En fait, un ministère de l’agriculture dont la
priorité n’est pas le développement agricole dans toute sa dimension
(humaine, technique et technologique, commerciale et industrielle) n’est
pas digne de son nom. Un ministère de l’économie qui n’est pas capable
pendant plus de vingt ans de proposer des solutions pour sortir le pays
de la crise économique ne mérite pas son nom non plus. Un ministère du
tourisme incapable de présenter annuellement des mesures palpables pour
attirer les touristes dans le pays et de mesurer l’impact de l’affluence
touristique sur l’économie n’est pas digne de son nom. Tous les
départements ministériels et les organismes étatiques devraient mesurer
annuellement leur efficacité si l’on veut vraiment donner au pays la
place qui lui revient dans la course pour le développement.

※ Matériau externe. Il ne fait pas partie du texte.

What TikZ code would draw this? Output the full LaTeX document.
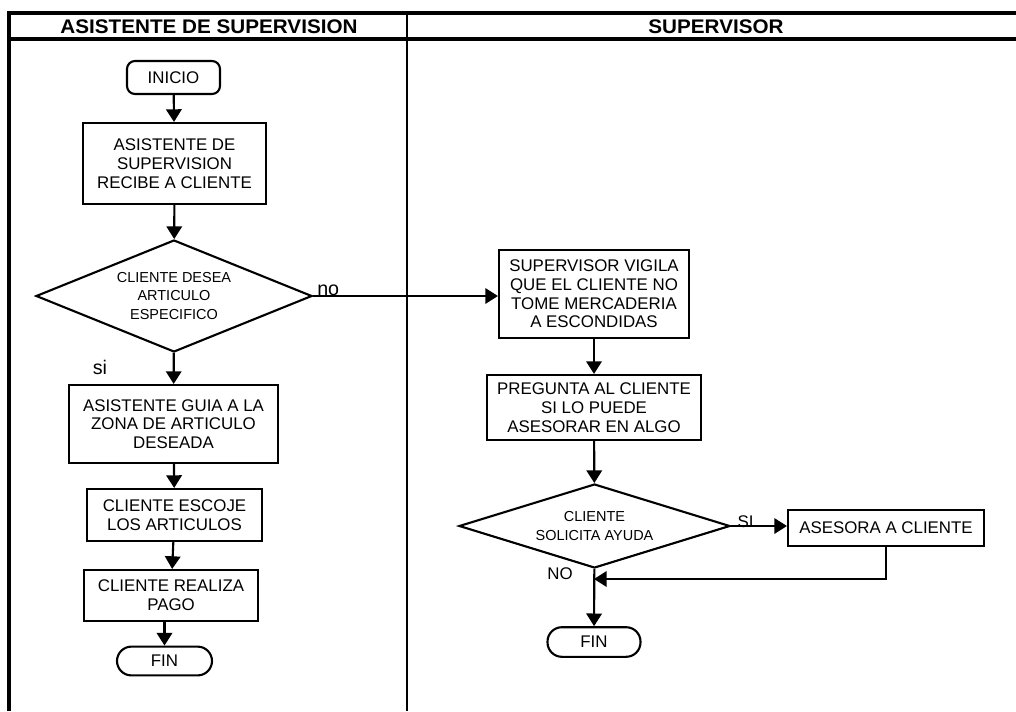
\documentclass[tikz,border=0pt]{standalone}
\usepackage{fontspec}
\setmainfont{Liberation Sans}
\newfontfamily\headfont[FakeStretch=1.05]{Liberation Sans}
\usetikzlibrary{arrows.meta, shapes.geometric}

\begin{document}
\begin{tikzpicture}[x=0.25mm, y=-0.25mm,
  box/.style={draw, line width=1.5pt, align=center, inner sep=0pt,
    font=\fontsize{12}{13.3}\selectfont},
  term/.style={box, rounded corners=2mm},
  endterm/.style={box, rounded corners=3.6mm},
  decision/.style={draw, diamond, line width=1.5pt, align=center, inner sep=0pt,
    font=\fontsize{10.3}{13}\selectfont},
  flow/.style={line width=1.5pt, -{Triangle[length=9pt, width=11pt]}},
  lane/.style={line width=2.2pt},
  lbl/.style={inner sep=0pt}]
  \useasboundingbox (0,0) rectangle (1016,711);

  % swimlanes
  \draw[lane] (9,711) -- (9,13) -- (1016,13);
  \draw[lane] (9,39) -- (1016,39);
  \draw[line width=1.6pt] (407,13) -- (407,711);
  \node[lbl, font=\headfont\bfseries\fontsize{14}{15}\selectfont] (lane1) at (209,27) {ASISTENTE DE SUPERVISION};
  \node[lbl, font=\headfont\bfseries\fontsize{14}{15}\selectfont] (lane2) at (716,27) {SUPERVISOR};

  % asistente de supervision
  \node[term, minimum width=23.25mm, minimum height=8.25mm] (inicio) at (173.5,77.5) {INICIO};
  \node[box, minimum width=45.75mm, minimum height=20.25mm] (recibe) at (174.5,163.5) {ASISTENTE DE\\SUPERVISION\\RECIBE A CLIENTE};
  \node[decision, aspect=2.46, minimum width=69mm, minimum height=28mm] (desea) at (174,296) {CLIENTE DESEA\\ARTICULO\\ESPECIFICO};
  \node[box, minimum width=52.25mm, minimum height=19.5mm] (guia) at (173.5,424) {ASISTENTE GUIA A LA\\ZONA DE ARTICULO\\DESEADA};
  \node[box, minimum width=43.75mm, minimum height=13mm] (escoje) at (174.5,515) {CLIENTE ESCOJE\\LOS ARTICULOS};
  \node[box, minimum width=43.5mm, minimum height=12.75mm] (pago) at (171,595.5) {CLIENTE REALIZA\\PAGO};
  \node[endterm, minimum width=23.75mm, minimum height=7.2mm] (fin1) at (164.5,661) {FIN};

  % supervisor
  \node[box, minimum width=47.5mm, minimum height=22mm] (vigila) at (594,294) {SUPERVISOR VIGILA\\QUE EL CLIENTE NO\\TOME MERCADERIA\\A ESCONDIDAS};
  \node[box, minimum width=53.5mm, minimum height=16.25mm] (pregunta) at (594,407.5) {PREGUNTA AL CLIENTE\\SI LO PUEDE\\ASESORAR EN ALGO};
  \node[decision, aspect=3.2, minimum width=67.75mm, minimum height=21mm] (solicita) at (594.5,526) {CLIENTE\\SOLICITA AYUDA};
  \node[box, minimum width=49mm, minimum height=9mm] (asesora) at (886,528) {ASESORA A CLIENTE};
  \node[endterm, minimum width=23.25mm, minimum height=7.4mm] (fin2) at (594,642) {FIN};
  \coordinate (join) at (594,579);

  \node[lbl, anchor=south west, font=\fontsize{14}{14}\selectfont] (nolbl) at (317,296) {no};
  \node[lbl, font=\fontsize{14}{14}\selectfont] (silbl) at (100,367) {si};
  \node[lbl, font=\fontsize{12}{12}\selectfont] (SIlbl) at (745.5,522) {SI};
  \node[lbl, font=\fontsize{12}{12}\selectfont] (NOlbl) at (560,574) {NO};

  \draw[flow] (inicio) -- (recibe);
  \draw[flow] (recibe) -- (desea);
  \draw[flow] (desea) -- (guia);
  \draw[flow] (guia) -- (escoje);
  \draw[flow] (escoje) -- (pago);
  \draw[flow] (fin1.north |- pago.south) -- (fin1);
  \draw[flow] (desea.east) -- (desea.east -| vigila.west);
  \draw[flow] (vigila) -- (pregunta);
  \draw[flow] (pregunta) -- (solicita);
  \draw[flow] (solicita.east) -- (solicita.east -| asesora.west);
  \draw[flow] (solicita) -- (fin2);
  \draw[flow] (asesora.south) |- (join);
\end{tikzpicture}
\end{document}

Aussi, est-il impératif qu’au moment où le Sénat doit être mis en place
au Cameroun, nous nous posions la question suivante : le Sénat pour qui?
Le Sénat pourquoi faire?
Un petit rappel historique. En remontant à la tradition britannique,
nous constatons que les Rois britanniques du Moyen Âge renvoyaient les
pétitions reçues de leurs sujets demandant justice à leur Grand Conseil,
composé de barons, d’hommes d’Église puissants ayant des pouvoirs
consultatifs et administratifs. Ce Conseil, ancêtre de la Chambre des
Lords, légua à celle-ci la compétence judiciaire qu’elle exerce
jusqu’aujourd’hui. Rappelons que le Royaume Uni n’a pas de Cour suprême.

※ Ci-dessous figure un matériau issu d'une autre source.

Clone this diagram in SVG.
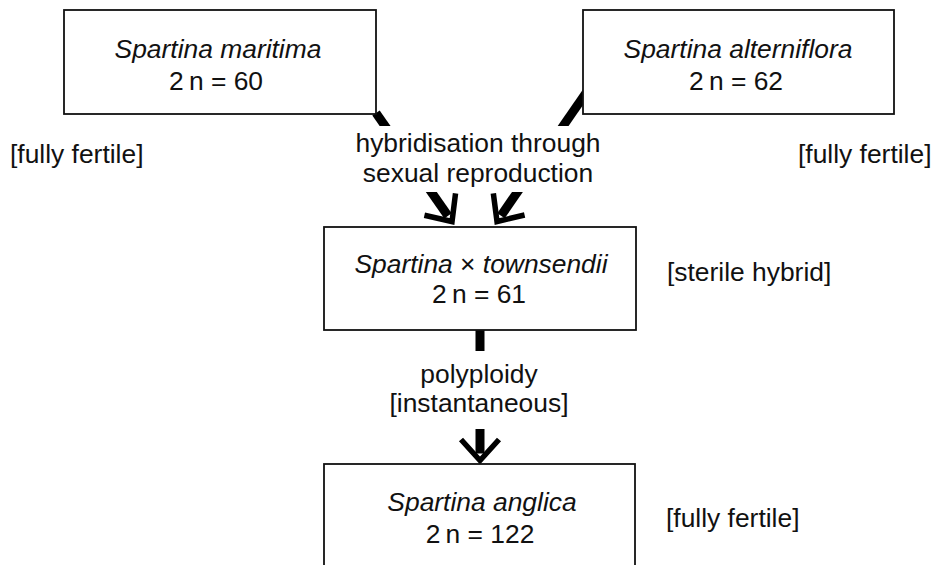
<svg xmlns="http://www.w3.org/2000/svg" width="934" height="565" viewBox="0 0 934 565">
<style>
text{font-family:"Liberation Sans",Arial,sans-serif;font-size:26.4px;fill:#111}
.sp{font-style:italic}
.c{text-anchor:middle}
.box{fill:#fff;stroke:#111;stroke-width:1.8}
.conn{stroke:#000;stroke-width:9;fill:none}
.bg{fill:#fff}
</style>
<defs>
<marker id="ah" markerUnits="userSpaceOnUse" orient="auto" refX="-7" refY="0" markerWidth="40" markerHeight="50" viewBox="-30 -25 40 50" overflow="visible">
<path d="M -21,-19 L 0,0 L -21,19" fill="none" stroke="#000" stroke-width="5.5" stroke-linejoin="miter"/>
</marker>
</defs>
<g id="connectors">
<path class="conn" d="M 376,113 L 448,215.8" marker-end="url(#ah)"/>
<path class="conn" d="M 589.4,88 L 501,215.75" marker-end="url(#ah)"/>
<path class="conn" d="M 480,330 L 480,453.5" marker-end="url(#ah)"/>
</g>
<g id="label-hybridisation">
<rect class="bg" x="350" y="126" width="258" height="66"/>
<text class="c" x="478" y="152">hybridisation through</text>
<text class="c" x="478" y="182">sexual reproduction</text>
</g>
<g id="label-polyploidy">
<rect class="bg" x="385" y="351" width="190" height="78"/>
<text class="c" x="479" y="383">polyploidy</text>
<text class="c" x="479" y="412">[instantaneous]</text>
</g>
<g id="node-maritima">
<rect class="box" x="64" y="10" width="312" height="104"/>
<text class="c sp" x="218" y="58">Spartina maritima</text>
<text class="c" x="216" y="90">2&#8201;n = 60</text>
</g>
<g id="node-alterniflora">
<rect class="box" x="583" y="10" width="311" height="104"/>
<text class="c sp" x="738" y="58">Spartina alterniflora</text>
<text class="c" x="736" y="90">2&#8201;n = 62</text>
</g>
<g id="node-townsendii">
<rect class="box" x="324" y="227" width="312" height="103"/>
<text class="c" x="481" y="273"><tspan class="sp">Spartina</tspan> × <tspan class="sp">townsendii</tspan></text>
<text class="c" x="479" y="303">2&#8201;n = 61</text>
</g>
<g id="node-anglica">
<rect class="box" x="324" y="464" width="311" height="120"/>
<text class="c sp" x="482" y="511">Spartina anglica</text>
<text class="c" x="480" y="543">2&#8201;n = 122</text>
</g>
<g id="notes">
<text x="10" y="163">[fully fertile]</text>
<text x="798" y="163">[fully fertile]</text>
<text x="667" y="281">[sterile hybrid]</text>
<text x="666" y="527">[fully fertile]</text>
</g>
</svg>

Lorsque les Américains, libérés du joug anglais,
réorganisent leur société, ils créent le Sénat pour assurer l’égalité
des États membres de l’Union. Ainsi, la constitution des États-Unis de
1787, première constitution écrite dans le monde, consacre la séparation
des pouvoirs (législatif et judiciaire). La Chambre de Lords du Royaume
Uni a permis aux Nobles et au Grand Clergé de participer à la gestion
du Royaume, tout en jouant le rôle dévolu à la Cour suprême. Quant au
Sénat américain, il a apporté dans la gestion de la Fédération, le
principe d’équité entre les États fédérés.
En ces moments où le Sénat prévu dans la Constitution de1996 est sur le
point d’être mis en place, je voudrais inviter le président de la
République, les partis politiques et tous les compatriotes à innover en
apportant à cette institution une originalité camerounaise, comme l’ont
fait les Américains en 1787. C’est ainsi que nous invitons le Président
Biya à modifier le texte relatif à l’organisation du Sénat pour porter
le nombre de sénateurs à 120, afin d’assurer la représentativité de la
Diaspora, tranche importante de la société camerounaise estimée à près 4
millions (chiffre conservateur) de personnes. Oui, la Diaspora mérite
une représentation au Sénat; elle la mérite par son nombre, plus
important que la population de certaines provinces. Elle la mérite
également par sa contribution à l’économie nationale (près de 340
milliards de FCA par année selon la Banque mondiale).
Par ailleurs, nous demandons au Président de la république d’apporter,
par son pouvoir de nomination, un certain équilibre dans la composition
générale du Sénat en assurant une parité homme/femme et une parité
jeune/moins jeune. Ainsi sur les trois sénateurs qu’il doit nommer par
région, qu’il choisisse un jeune, une femme et un moins jeune. Le
Président de la République doit également nommer des gens provenant du
petit peuple : des benskinneurs, des taximans. Nous demandons également
aux partis politiques d’inclure dans leurs listes électorales des jeunes
issus de la masse populaire et des femmes. Toutes ces mesures donneront
à la Nouvelle Institution le cachet d’équité dont le pays a
actuellement tant besoin.
Si le Sénat est perçu comme la Chambre qui vient corriger les injustices, introduire l’équité dans la gouvernance, la Chambre qui permet à toutes les couches de la Société de faire entendre leur voix — au même titre que le Sénat américain qui donne à la Californie (30 millions d’habitants) la même voix qu’au Nebraska (1,5 million habitants) — alors, le Cameroun, comme les États-Unis (voire l’Angleterre), aura réussi à calmer son peuple, et à léguer à la prospérité un modèle. Nous souhaitons que tous ceux qui sont acteurs dans cette entreprise de mise sur pied du Sénat au Cameroun puissent partager le point de vue exprimé ici et travailler à l’avènement d’un Sénat d’équité pour le bonheur de tous nos compatriotes.